Oh Vancouver you strange and lovely beast. First you mock me with your lack of friendly faces and now you poureth them upon me. My new favourite word it 'shanghaied' as in people taking you somewhere you didn't expect to go and, unlike being kidnapped, is a pleasant experience.

I know I sound happy and like I love this place, but I promise to never become one of those people that love Vancouver at all cost.... Especially at the cost of appearing deranged ( you know who you are and stop wearing so much god damn lycra and fleece!). So here I am right now and it's fun, but if it ever gets too much, too mean, I'll be o.k with leaving. So don't get comfortable Vancouver...Lark may be here now...but remember it's a lark and we can have one anywhere. Empty threats my friends, right now Vancouver is the closest thing to shangri-la. It's a layered place, just when you think you've figured it out a fancy restaurant opens off Blood Alley...which if you have never been here is appropriately named.

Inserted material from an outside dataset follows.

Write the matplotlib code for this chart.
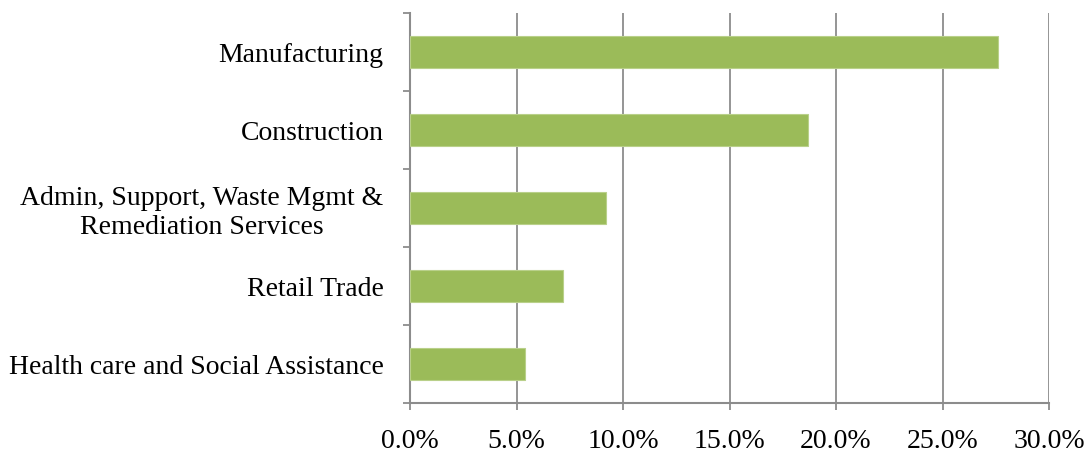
import matplotlib
matplotlib.use("Agg")
import matplotlib.pyplot as plt
from matplotlib.ticker import FuncFormatter, FixedLocator

categories = ["Manufacturing", "Construction",
              "Admin, Support, Waste Mgmt &\nRemediation Services",
              "Retail Trade", "Health care and Social Assistance"]
values = [27.6, 18.7, 9.2, 7.2, 5.4]
xticks = [0, 5, 10, 15, 20, 25, 30]

plt.rcParams['font.family'] = ['Liberation Serif', 'DejaVu Serif']

fig = plt.figure(figsize=(10.85, 4.54), dpi=100)
ax = fig.add_axes([410/1085, 51/454, 639/1085, 390/454])

n = len(categories)
ypos = [n - 1 - i for i in range(n)]
ax.barh(ypos, values, height=0.41, color='#9BBB59', edgecolor='#B9D08A', linewidth=0.8, zorder=3)

ax.set_xlim(0, 30)
ax.set_ylim(-0.5, n - 0.5)
ax.set_xticks(xticks)
ax.xaxis.set_major_formatter(FuncFormatter(lambda v, p: f"{v:.1f}%"))
ax.grid(axis='x', color='#8C8C8C', linewidth=1.3, zorder=1)

ax.yaxis.set_major_locator(FixedLocator([i - 0.5 for i in range(n + 1)]))
ax.yaxis.set_minor_locator(FixedLocator(ypos))
ax.set_yticklabels([])
ax.set_yticklabels(categories, minor=True, multialignment='center', linespacing=1.2)
ax.tick_params(axis='y', which='major', length=5, width=1.3, color='#8C8C8C')
ax.tick_params(axis='y', which='minor', length=0, pad=19, labelsize=20)
ax.tick_params(axis='x', length=5, width=1.3, color='#8C8C8C', pad=14, labelsize=20)

for s in ['top', 'right']:
    ax.spines[s].set_visible(False)
for s in ['left', 'bottom']:
    ax.spines[s].set_color('#8C8C8C')
    ax.spines[s].set_linewidth(1.5)

fig.savefig("out.png", dpi=100)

So I beckon you to join us here in our little provincial town as we shape it into a city much to the chagrin of city hall. If you have a good idea and limitless patience we need you. This town is bursting at the seams of convention and we need more pressure to blow the lid off and turn it into a truly dynamic city.

I am so tired and delirious right now! Someone out there respond and tell me something new!

2 comments:

Claudia Davila (Fran) said...

Veronika!!

Okay, I'll tell you something new...

I've been reading this book called The Road Back to Nature by Masanobu Fukuoka, which has a very down-to-earth perspective on nature, humanity and God. (Fukuoka sites Jesus and Buddha so I think for him God means Mother Nature in the cosmic sense.)

We as a species have gotten slowly and chronically out of touch with God (nature, universal energy, etc) which has led to deciding to enforce agriculture on the land and raise livestock for meat-eating cultures, both of these leading to the degradation of the environment and causing Africa and California to turn to deserts. The answer is to globally convert to "natural farming" which is like permaculture but leaving 99% of it up to nature -- you make mud balls filled with dozens of different seeds, scatter them around a field and let the seeds decide which will grow and when. And then our diets conform to what nature provides, rather than monocrop the heck out off the tired land.

I'm lovin' it! Watch me turn into a natural farmer yet.

veronika said...

Wow, you are going to do something amazing within the food industry one day and the planet will be better for it.